Task to carry out: Begin at the top of the records below and return each line exactly through the line with "from matplotlib.ticker import MultipleLocator". Skip pictures.

**** Material shown ****

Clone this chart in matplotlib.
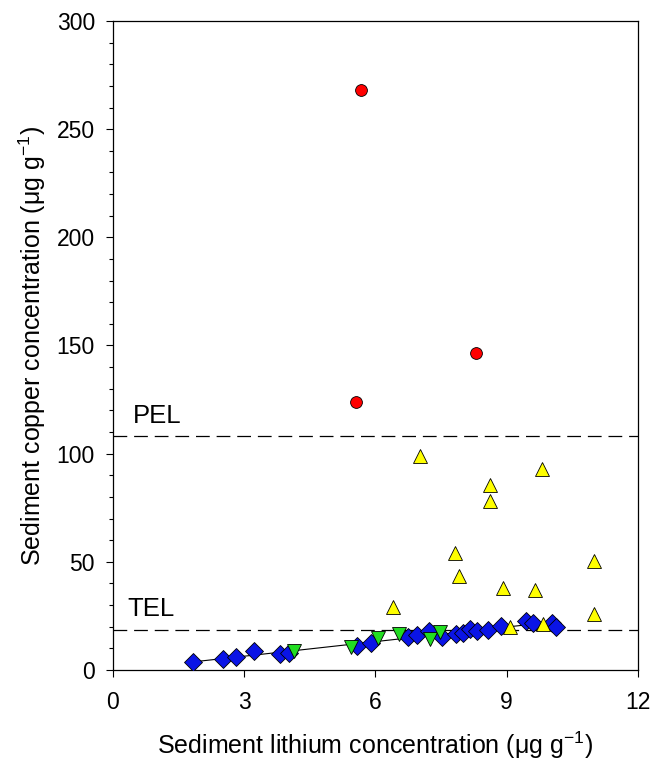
import numpy as np
import matplotlib
matplotlib.use('Agg')
import matplotlib.pyplot as plt
from matplotlib.ticker import MultipleLocator

plt.rcParams['font.family'] = ['Liberation Sans', 'DejaVu Sans']
plt.rcParams['mathtext.fontset'] = 'custom'
plt.rcParams['mathtext.rm'] = 'Liberation Sans'
plt.rcParams['mathtext.default'] = 'regular'

# guideline values (ug/g)
PEL = 108.0
TEL = 18.7

# red circles
red_x = [5.67, 8.30, 5.55]
red_y = [268.2, 146.4, 123.9]

# yellow up-triangles
yel_x = [7.02, 9.81, 8.61, 8.61, 7.81, 7.92, 10.99, 8.91, 9.65, 11.00, 9.08, 9.82, 6.41]
yel_y = [98.9, 92.9, 85.4, 78.1, 54.2, 43.5, 50.4, 37.8, 37.0, 25.7, 19.7, 21.3, 29.0]

# green down-triangles
grn_x = [4.14, 5.45, 6.05, 6.53, 7.25, 7.47]
grn_y = [8.9, 10.8, 14.8, 16.6, 14.5, 17.7]

# blue diamonds
blu_x = [1.82, 2.52, 2.81, 3.22, 3.82, 4.03, 5.57, 5.90, 6.75, 6.94, 7.23, 7.53,
         7.84, 8.01, 8.16, 8.33, 8.58, 8.88, 9.45, 9.61, 10.03, 10.12]
blu_y = [3.6, 4.9, 5.9, 8.8, 7.4, 7.7, 11.1, 12.6, 15.1, 16.2, 18.2, 15.4,
         16.6, 17.2, 18.8, 18.0, 18.5, 20.3, 22.8, 21.9, 21.9, 19.7]

fig = plt.figure(figsize=(6.67, 7.63), dpi=100)
ax = fig.add_axes([0.1694, 0.1219, 0.7871, 0.8506])

# regression of blue points
b, a = np.polyfit(blu_x, blu_y, 1)
xf = np.array([min(blu_x), max(blu_x)])
ax.plot(xf, a + b*xf, color='black', lw=0.8, zorder=2)

dash = (0, (11, 5.5))
ax.axhline(PEL, color='black', lw=0.9, ls=dash, zorder=1)
ax.axhline(TEL, color='black', lw=0.9, ls=dash, zorder=1)

kw = dict(markeredgecolor='black', markeredgewidth=0.6, ls='none', zorder=3)
ax.plot(blu_x, blu_y, 'D', color='#0a14e6', markersize=9, **kw)
ax.plot(grn_x, grn_y, 'v', color='#22dd22', markersize=10, **kw)
ax.plot(yel_x, yel_y, '^', color='#ffff00', markersize=10, **kw)
ax.plot(red_x, red_y, 'o', color='#ff0000', markersize=8.5, **kw)

ax.text(0.45, 112, 'PEL', fontsize=18.5, va='bottom', ha='left')
ax.text(0.33, 22.5, 'TEL', fontsize=18.5, va='bottom', ha='left')

ax.set_xlim(0, 12)
ax.set_ylim(0, 300)
ax.xaxis.set_major_locator(MultipleLocator(3))
ax.yaxis.set_major_locator(MultipleLocator(50))
ax.yaxis.set_minor_locator(MultipleLocator(10))
ax.tick_params(axis='both', which='major', length=5, width=0.8, labelsize=16.5, direction='out')
ax.tick_params(axis='x', which='major', pad=10)
ax.tick_params(axis='y', which='major', pad=8)
ax.tick_params(axis='y', which='minor', length=3, width=0.8, direction='out')
for s in ax.spines.values():
    s.set_linewidth(0.9)

ax.set_xlabel('Sediment lithium concentration (μg g$^{-1}$)', fontsize=18, labelpad=11)
ax.set_ylabel('Sediment copper concentration (μg g$^{-1}$)', fontsize=18, labelpad=6)

fig.savefig('out.png', dpi=100)
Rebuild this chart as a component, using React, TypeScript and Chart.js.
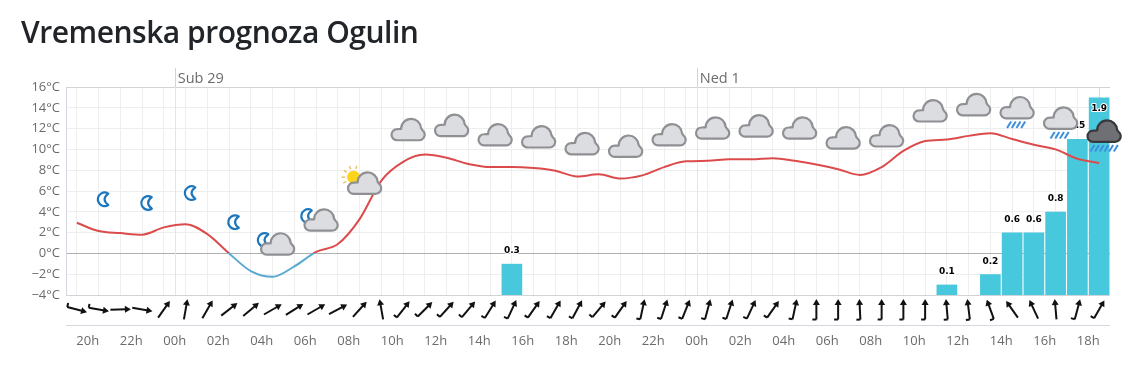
import React, { useEffect, useRef } from "react";
import { Chart, registerables } from "chart.js";

Chart.register(...registerables);

const titleText = "Vremenska prognoza Ogulin";
const hourLabels = ["19h","20h","21h","22h","23h","00h","01h","02h","03h","04h","05h","06h","07h","08h","09h","10h","11h","12h","13h","14h","15h","16h","17h","18h","19h","20h","21h","22h","23h","00h","01h","02h","03h","04h","05h","06h","07h","08h","09h","10h","11h","12h","13h","14h","15h","16h","17h","18h","19h"];
const dayTicks = [5, 29];
const dayLabels = ["Sub 29", "Ned 1"];
const temperature = [2.95,2.15,1.95,1.8,2.5,2.8,1.85,0,-1.7,-2.25,-1.25,0.15,0.9,3.3,7,8.8,9.5,9.2,8.6,8.3,8.3,8.2,7.95,7.4,7.6,7.2,7.5,8.3,8.85,8.9,9.05,9.05,9.15,8.9,8.55,8.1,7.55,8.3,9.85,10.8,10.95,11.3,11.55,11,10.45,10,9.1,8.7];
const rain = [0,0,0,0,0,0,0,0,0,0,0,0,0,0,0,0,0,0,0,0,0.3,0,0,0,0,0,0,0,0,0,0,0,0,0,0,0,0,0,0,0,0.1,0,0.2,0.6,0.6,0.8,1.5,1.9];
const windDirection = [105,100,88,100,35,10,30,52,50,60,58,60,62,42,-10,38,45,42,40,32,25,35,30,28,40,35,12,18,22,15,18,25,35,12,0,0,-3,0,0,0,-5,-7,-20,-35,-25,-5,15,30];
const windBarb = [1,1,0,0,0,0,0,0,0,0,0,0,0,0,0,1,1,1,1,1,1,1,1,1,1,1,1,1,1,1,1,1,1,1,1,1,1,1,1,1,1,1,1,0,0,0,1,1];
const iconHours = [1,3,5,7,9,11,13,15,17,19,21,23,25,27,29,31,33,35,37,39,41,43,45,47];
const iconKinds = ["moon","moon","moon","moon","moonCloud","moonCloud","sunCloud","cloud","cloud","cloud","cloud","cloud","cloud","cloud","cloud","cloud","cloud","cloud","cloud","cloud","cloud","rain","rain","heavy"];
const iconLevels = [5.2,4.85,5.8,3,0.9,3.2,6.75,11.9,12.3,11.4,11.2,10.55,10.3,11.4,12.05,12.25,12.05,11.1,11.3,13.7,14.3,14,13,11.75];

const FONT = '"Open Sans", sans-serif';

function cloud(ctx: CanvasRenderingContext2D, cx: number, cy: number, dark = false) {
  ctx.save();
  ctx.translate(cx, cy);
  ctx.beginPath();
  ctx.moveTo(-11, 10.6);
  ctx.arc(-11, 5, 5.6, Math.PI / 2, Math.PI * 1.5);
  ctx.lineTo(-7.2, -0.9);
  ctx.arc(3, -0.8, 10, Math.PI * 1.0, Math.PI * 1.98);
  ctx.arc(11, 5, 5.6, -Math.PI * 0.3, Math.PI / 2);
  ctx.closePath();
  ctx.fillStyle = dark ? "#6f7074" : "#dcdde0";
  ctx.strokeStyle = dark ? "#36383c" : "#8f9094";
  ctx.lineWidth = 2.2;
  ctx.fill();
  ctx.stroke();
  ctx.restore();
}

function moon(ctx: CanvasRenderingContext2D, cx: number, cy: number) {
  ctx.save();
  ctx.translate(cx, cy);
  ctx.beginPath();
  ctx.arc(0, 0, 6.8, Math.PI * 0.32, Math.PI * 1.68);
  ctx.quadraticCurveTo(-3.8, 0, 3.7, 5.7);
  ctx.closePath();
  ctx.fillStyle = "#ffffff";
  ctx.strokeStyle = "#1b76bd";
  ctx.lineWidth = 2.2;
  ctx.fill();
  ctx.stroke();
  ctx.restore();
}

function sun(ctx: CanvasRenderingContext2D, cx: number, cy: number) {
  ctx.save();
  ctx.translate(cx, cy);
  ctx.strokeStyle = "#e9c46a";
  ctx.lineWidth = 1.5;
  for (const a of [150, 180, 215, 250, 285]) {
    const r = (a * Math.PI) / 180;
    ctx.beginPath();
    ctx.moveTo(Math.cos(r) * 8.5, Math.sin(r) * 8.5);
    ctx.lineTo(Math.cos(r) * 12, Math.sin(r) * 12);
    ctx.stroke();
  }
  ctx.beginPath();
  ctx.arc(0, 0, 6.5, 0, Math.PI * 2);
  ctx.fillStyle = "#fdd31c";
  ctx.fill();
  ctx.restore();
}

function stripes(ctx: CanvasRenderingContext2D, cx: number, cy: number, count: number) {
  ctx.save();
  ctx.strokeStyle = "#3d8fdc";
  ctx.lineWidth = 2;
  for (let i = 0; i < count; i++) {
    const x = cx + (i - (count - 1) / 2) * 4.7;
    ctx.beginPath();
    ctx.moveTo(x - 2, cy + 3.3);
    ctx.lineTo(x + 2, cy - 3.3);
    ctx.stroke();
  }
  ctx.restore();
}

function arrow(ctx: CanvasRenderingContext2D, cx: number, cy: number, deg: number, barb: number) {
  ctx.save();
  ctx.translate(cx, cy);
  ctx.rotate((deg * Math.PI) / 180);
  ctx.strokeStyle = "#111111";
  ctx.fillStyle = "#111111";
  ctx.lineWidth = 2;
  ctx.beginPath();
  ctx.moveTo(0, 10);
  ctx.lineTo(0, -6);
  ctx.stroke();
  ctx.beginPath();
  ctx.moveTo(0, -10.5);
  ctx.lineTo(3.5, -4.5);
  ctx.lineTo(-3.5, -4.5);
  ctx.closePath();
  ctx.fill();
  if (barb) {
    ctx.beginPath();
    ctx.moveTo(0, 10);
    ctx.lineTo(-4, 10);
    ctx.stroke();
  }
  ctx.restore();
}

const decorations = {
  id: "decorations",
  beforeDatasetsDraw(chart: any) {
    const { ctx, chartArea, scales } = chart;
    ctx.save();
    ctx.lineWidth = 1;
    for (const v of dayTicks) {
      const x = Math.round(scales.xTop.getPixelForValue(v)) + 0.5;
      ctx.strokeStyle = "#d0d4da";
      ctx.beginPath();
      ctx.moveTo(x, chartArea.top - 19);
      ctx.lineTo(x, chartArea.top);
      ctx.stroke();
      ctx.strokeStyle = "#e2e5ea";
      ctx.beginPath();
      ctx.moveTo(x, chartArea.top);
      ctx.lineTo(x, chartArea.bottom);
      ctx.stroke();
    }
    ctx.strokeStyle = "#d4d8de";
    ctx.beginPath();
    ctx.moveTo(chartArea.left, chartArea.bottom + 30.5);
    ctx.lineTo(chartArea.right, chartArea.bottom + 30.5);
    ctx.stroke();
    ctx.restore();
  },
  afterDatasetsDraw(chart: any) {
    const { ctx, chartArea, scales } = chart;
    const x = scales.x;
    const y = scales.y;
    ctx.save();
    windDirection.forEach((d, i) => {
      arrow(ctx, x.getPixelForValue(i + 0.5), chartArea.bottom + 14.5, d, windBarb[i]);
    });
    const bars = chart.getDatasetMeta(1).data;
    ctx.font = 'bold 9px "DejaVu Sans", sans-serif';
    ctx.textAlign = "center";
    ctx.textBaseline = "middle";
    rain.forEach((v, i) => {
      if (!v) return;
      const el = bars[i];
      const inside = el.y - 13 < chartArea.top + 2;
      const ty = inside ? el.y + 11 : el.y - 13;
      ctx.lineWidth = 2;
      ctx.strokeStyle = "#ffffff";
      ctx.lineJoin = "round";
      ctx.strokeText(String(v), el.x, ty);
      ctx.fillStyle = "#000000";
      ctx.fillText(String(v), el.x, ty);
    });
    iconHours.forEach((h, i) => {
      const cx = x.getPixelForValue(h + 0.5) + 5;
      const cy = y.getPixelForValue(iconLevels[i]);
      const kind = iconKinds[i];
      if (kind === "moon") moon(ctx, cx + 1, cy);
      if (kind === "moonCloud") {
        moon(ctx, cx - 13, cy - 4);
        cloud(ctx, cx, cy);
      }
      if (kind === "sunCloud") {
        sun(ctx, cx - 11, cy - 6);
        cloud(ctx, cx, cy);
      }
      if (kind === "cloud") cloud(ctx, cx, cy);
      if (kind === "rain") {
        stripes(ctx, cx - 1, cy + 17, 4);
        cloud(ctx, cx, cy);
      }
      if (kind === "heavy") {
        stripes(ctx, cx, cy + 17, 6);
        cloud(ctx, cx, cy, true);
      }
    });
    ctx.restore();
  },
};

export default function App() {
  const ref = useRef<HTMLCanvasElement>(null);
  useEffect(() => {
    if (!ref.current) return;
    const chart = new Chart(ref.current, {
      type: "bar",
      plugins: [decorations],
      data: {
        datasets: [
          {
            type: "line",
            label: "Temperatura",
            data: temperature.map((t, i) => ({ x: i + 0.5, y: t })),
            yAxisID: "y",
            xAxisID: "x",
            order: 1,
            pointRadius: 0,
            borderWidth: 2,
            cubicInterpolationMode: "monotone",
            borderColor: (c: any) => {
              const { chartArea, scales } = c.chart;
              if (!chartArea) return "#dc4b4b";
              const g = c.chart.ctx.createLinearGradient(0, chartArea.top, 0, chartArea.bottom);
              const stop = (scales.y.getPixelForValue(0) - chartArea.top) / (chartArea.bottom - chartArea.top);
              g.addColorStop(0, "#dc4b4b");
              g.addColorStop(stop, "#dc4b4b");
              g.addColorStop(stop, "#5aa9d0");
              g.addColorStop(1, "#5aa9d0");
              return g;
            },
          },
          {
            type: "bar",
            label: "Oborine",
            data: rain.map((r, i) => ({ x: i + 0.5, y: r })),
            yAxisID: "y2",
            xAxisID: "x",
            order: 2,
            backgroundColor: "#47c8dc",
            barPercentage: 0.95,
            categoryPercentage: 1,
          },
        ],
      } as any,
      options: {
        animation: false,
        responsive: false,
        events: [],
        layout: { padding: { left: 0, right: 36, top: 0, bottom: 0 } },
        plugins: { legend: { display: false }, tooltip: { enabled: false }, title: { display: false } },
        scales: {
          x: {
            type: "linear",
            position: "bottom",
            offset: false,
            min: 0,
            max: 48,
            afterFit: (s: any) => { s.height = 73; },
            grid: {
              drawTicks: false,
              color: (c: any) => (c.tick && (c.tick.value === 0 || c.tick.value === 48) ? "#d4d8de" : "#eeeeee"),
            },
            border: { display: false },
            ticks: {
              stepSize: 1,
              autoSkip: false,
              maxRotation: 0,
              padding: 38,
              color: "#6b6b6b",
              font: { family: FONT, size: 13 },
              callback: (v: any) => (Number(v) % 2 === 1 ? hourLabels[Number(v)] : ""),
            },
          },
          xTop: {
            type: "linear",
            position: "top",
            min: 0,
            max: 48,
            offset: false,
            afterFit: (s: any) => { s.height = 87; },
            afterBuildTicks: (s: any) => { s.ticks = dayTicks.map((value) => ({ value })); },
            grid: { drawTicks: false, drawOnChartArea: false },
            border: { display: false },
            ticks: {
              autoSkip: false,
              maxRotation: 0,
              align: "start",
              padding: -1,
              labelOffset: 3,
              color: "#6b6b6b",
              font: { family: FONT, size: 14.5 },
              callback: (v: any) => dayLabels[dayTicks.indexOf(Number(v))],
            },
          },
          y: {
            type: "linear",
            position: "left",
            min: -4,
            max: 16,
            afterFit: (s: any) => { s.width = 66; },
            grid: {
              drawTicks: false,
              color: (c: any) => {
                const v = c.tick ? c.tick.value : 1;
                return v === 0 ? "#b0b0b0" : v === 16 || v === -4 ? "#d0d3d8" : "#eeeeee";
              },
            },
            border: { display: true, color: "#d4d8de" },
            ticks: {
              stepSize: 2,
              padding: 6,
              color: "#6b6b6b",
              font: { family: FONT, size: 13 },
              callback: (v: any) => `${Number(v) < 0 ? "\u2212" + Math.abs(Number(v)) : v}°C`,
            },
          },
          y2: { type: "linear", display: false, position: "right", min: 0, max: 2 },
        },
      } as any,
    });
    return () => chart.destroy();
  }, []);
  return (
    <div style={{ position: "absolute", left: 0, top: 0, width: 1148, height: 368, background: "#fff", overflow: "hidden" }}>
      <div style={{ position: "absolute", left: 21, top: 11, fontFamily: FONT, fontWeight: 600, fontSize: 30, lineHeight: "41px", letterSpacing: "-0.48px", color: "#212529", whiteSpace: "nowrap" }}>
        {titleText}
      </div>
      <canvas ref={ref} width={1148} height={368} style={{ display: "block" }} />
    </div>
  );
}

****

Solved exercise:
Clone this chart in matplotlib.
import numpy as np
import matplotlib
matplotlib.use('Agg')
import matplotlib.pyplot as plt
from matplotlib.ticker import MultipleLocator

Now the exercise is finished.